Originally posted by Hank Chinaski
at first everyone acts like my positions are insane, then slave always gets around to taking my position two days later. I think it's subliminal. Toadyism is active.
Got it. Slave's the toady in your mind, but he does it on an unconscious level.

LessinSF 11-16-2007 02:26 PM

Chris Matthews
 
He was was on a local radio station this morning promoting his new book. He was glib and said some insightful things. For example, he summed up Republicans versus Democrats as:

Republicans want leaders, like Reagan and Ike, so that they can focus on working and making money. Democrats want meetings, endless meetings.

Hank Chinaski 11-16-2007 02:39 PM

Oh, the good old days.
 
Quote:

Originally posted by Not Bob
Cryptic insults -- yay! Come on, Hank -- spell it out for me, since I am a dummy. Here's what I saw on the board -- where did I go wrong?
Ty is always saying he isn't as concerned if soldiers near the front torture as when people far removed do it. He has said similar things many times.

Quote:

To which I say, cite please.
People can't pay me for research at this point, I certainl won't do it for free.



Quote:

Got it. Slave's the toady in your mind, but he does it on an unconscious level.
Why are you so concerned about what Ty has said, or how I might perceive what ty has said? oh, wait.
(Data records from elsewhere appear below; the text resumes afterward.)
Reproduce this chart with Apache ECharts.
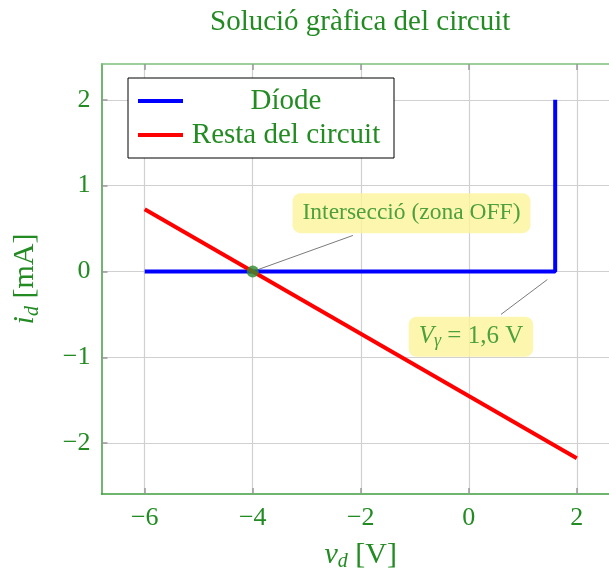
<!DOCTYPE html>
<html>
<head>
<meta charset="utf-8">
<script src="https://cdn.jsdelivr.net/npm/echarts@6/dist/echarts.min.js"></script>
<style>
  html, body { margin: 0; padding: 0; background: #fff; }
  #chart { width: 609px; height: 571px; }
</style>
</head>
<body>
<div id="chart"></div>
<script>
  // dades del gràfic
  var xTicks = [-6, -4, -2, 0, 2];
  var yTicks = [-2, -1, 0, 1, 2];
  var diodeData = [[-6, 0], [1.6, 0], [1.6, 2]];
  var restaData = [[-6, 0.725], [2, -2.175]];
  var interseccio = [[-4, 0]];
  var labelInter = [[-1.06, 0.68]];
  var labelVgamma = [[0.04, -0.76]];
  var lineInter = [[-4, 0], [-2.145, 0.42]];
  var lineVgamma = [[1.455, -0.094], [0.597, -0.5]];

  var green = '#228b22';
  var font = '"Liberation Serif", "DejaVu Serif", serif';

  function minus(v) {
    return String(v).replace('-', '\u2212');
  }

  var myChart = echarts.init(document.getElementById('chart'));
  myChart.setOption({
    animation: false,
    textStyle: { fontFamily: font, color: green },
    title: {
      text: 'Solució gràfica del circuit',
      left: 205,
      top: 3,
      textStyle: { fontFamily: font, fontWeight: 'normal', fontSize: 29, color: green }
    },
    legend: {
      orient: 'vertical',
      left: 128,
      top: 78,
      padding: [8, 10, 8, 10],
      itemGap: 4,
      itemWidth: 45,
      itemHeight: 4,
      icon: 'rect',
      backgroundColor: '#fff',
      borderColor: '#000',
      borderWidth: 1,
      borderRadius: 0,
      data: ['Díode', 'Resta del circuit'],
      formatter: function (name) { return '{c|' + name + '}'; },
      textStyle: {
        rich: {
          c: { width: 196, height: 30, align: 'center', fontSize: 29, lineHeight: 30, fontFamily: font, color: green }
        }
      }
    },
    grid: { left: 101.5, right: -11, top: 64, bottom: 77, outerBoundsMode: 'none' },
    xAxis: [
      {
        type: 'value',
        min: -6.8,
        max: 2.8,
        position: 'bottom',
        name: '{i|v}{s|d}{n| [V]}',
        nameLocation: 'middle',
        nameGap: 44,
        nameTextStyle: {
          rich: {
            i: { fontFamily: font, fontStyle: 'italic', fontSize: 30, color: green },
            s: { fontFamily: font, fontStyle: 'italic', fontSize: 20, color: green, padding: [14, 0, 0, 0] },
            n: { fontFamily: font, fontSize: 30, color: green }
          }
        },
        axisLine: { onZero: false, lineStyle: { color: '#3f9f3f', width: 1.5 } },
        axisTick: { inside: true, length: 6, customValues: xTicks, lineStyle: { color: '#999', width: 1.5 } },
        axisLabel: {
          customValues: xTicks,
          margin: 11,
          fontSize: 26,
          fontFamily: font,
          color: green,
          formatter: minus
        },
        splitLine: { show: true, lineStyle: { color: '#d0d0d0', width: 1.2 } }
      },
      {
        type: 'value',
        min: -6.8,
        max: 2.8,
        position: 'top',
        axisLine: { onZero: false, lineStyle: { color: '#7cc07c', width: 1.5 } },
        axisTick: { inside: true, length: 6, customValues: xTicks, lineStyle: { color: '#999', width: 1.5 } },
        axisLabel: { show: false },
        splitLine: { show: false }
      }
    ],
    yAxis: {
      type: 'value',
      min: -2.5925,
      max: 2.4175,
      name: '{i|i}{s|d}{n| [mA]}',
      nameLocation: 'middle',
      nameGap: 59,
      nameRotate: 90,
      nameTextStyle: {
        rich: {
          i: { fontFamily: font, fontStyle: 'italic', fontSize: 30, color: green },
          s: { fontFamily: font, fontStyle: 'italic', fontSize: 20, color: green, padding: [14, 0, 0, 0] },
          n: { fontFamily: font, fontSize: 30, color: green }
        }
      },
      axisLine: { show: true, onZero: false, lineStyle: { color: '#3f9f3f', width: 1.5 } },
      axisTick: { show: true, inside: true, length: 6, customValues: yTicks, lineStyle: { color: '#999', width: 1.5 } },
      axisLabel: {
        customValues: yTicks,
        margin: 11,
        fontSize: 26,
        fontFamily: font,
        color: green,
        formatter: minus
      },
      splitLine: { show: true, lineStyle: { color: '#d0d0d0', width: 1.2 } }
    },
    series: [
      {
        name: 'Díode',
        type: 'line',
        data: diodeData,
        symbol: 'none',
        color: '#0000ff',
        lineStyle: { width: 4, color: '#0000ff' },
        z: 3
      },
      {
        name: 'Resta del circuit',
        type: 'line',
        data: restaData,
        symbol: 'none',
        color: '#ff0000',
        lineStyle: { width: 4, color: '#ff0000' },
        z: 4
      },
      {
        type: 'line',
        data: lineInter,
        symbol: 'none',
        silent: true,
        lineStyle: { width: 1, color: '#7a7a7a' },
        z: 2
      },
      {
        type: 'line',
        data: lineVgamma,
        symbol: 'none',
        silent: true,
        lineStyle: { width: 1, color: '#7a7a7a' },
        z: 2
      },
      {
        type: 'scatter',
        data: interseccio,
        symbolSize: 12,
        itemStyle: { color: '#2e8b2e' },
        z: 5
      },
      {
        type: 'scatter',
        data: labelInter,
        symbolSize: 0,
        z: 6,
        label: {
          show: true,
          position: 'inside',
          formatter: 'Intersecció (zona OFF)',
          fontFamily: font,
          fontSize: 23.5,
          color: green,
          backgroundColor: '#fdf49b',
          borderRadius: 8,
          padding: [8, 10, 8, 10]
        }
      },
      {
        type: 'scatter',
        data: labelVgamma,
        symbolSize: 0,
        z: 6,
        label: {
          show: true,
          position: 'inside',
          formatter: '{i|V}{s|γ}{n| = 1,6 V}',
          backgroundColor: '#fdf49b',
          borderRadius: 8,
          padding: [6, 10, 6, 10],
          rich: {
            i: { fontFamily: font, fontStyle: 'italic', fontSize: 25, color: green },
            s: { fontFamily: font, fontStyle: 'italic', fontSize: 18, color: green, padding: [10, 0, 0, 0] },
            n: { fontFamily: font, fontSize: 25, color: green }
          }
        }
      }
    ]
  });
</script>
</body>
</html>
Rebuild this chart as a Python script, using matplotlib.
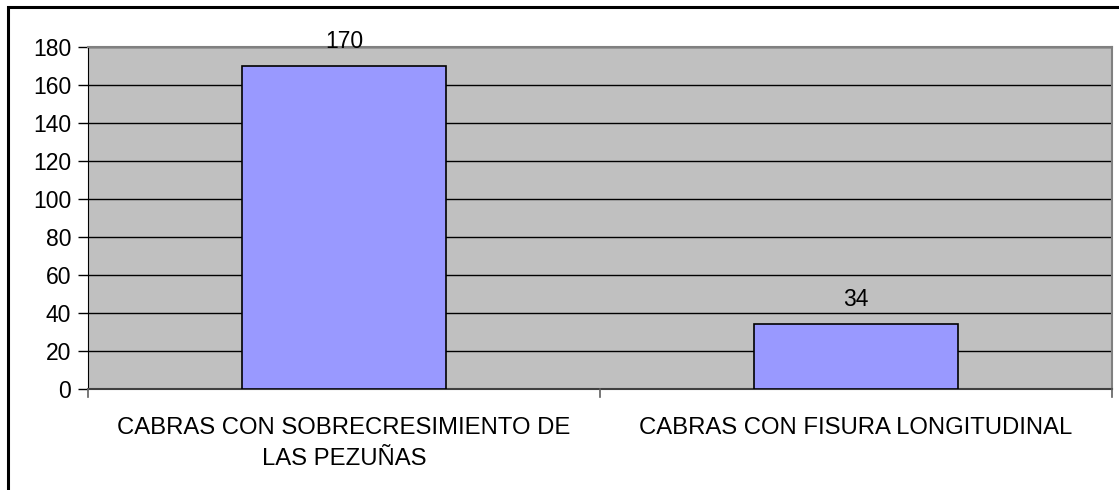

I know why.

futbol fan 11-16-2007 02:49 PM

Oh, the good old days.
 
Quote:

Originally posted by Not Bob
Cryptic insults -- yay! Come on, Hank -- spell it out for me, since I am a dummy. Here's what I saw on the board -- where did I go wrong?
You're wasting your time. Hank is the kind of ivory tower moral relativist who thinks you can't apply "patronizing western cultural mores" to social groups with radically different worldviews, like Republicans.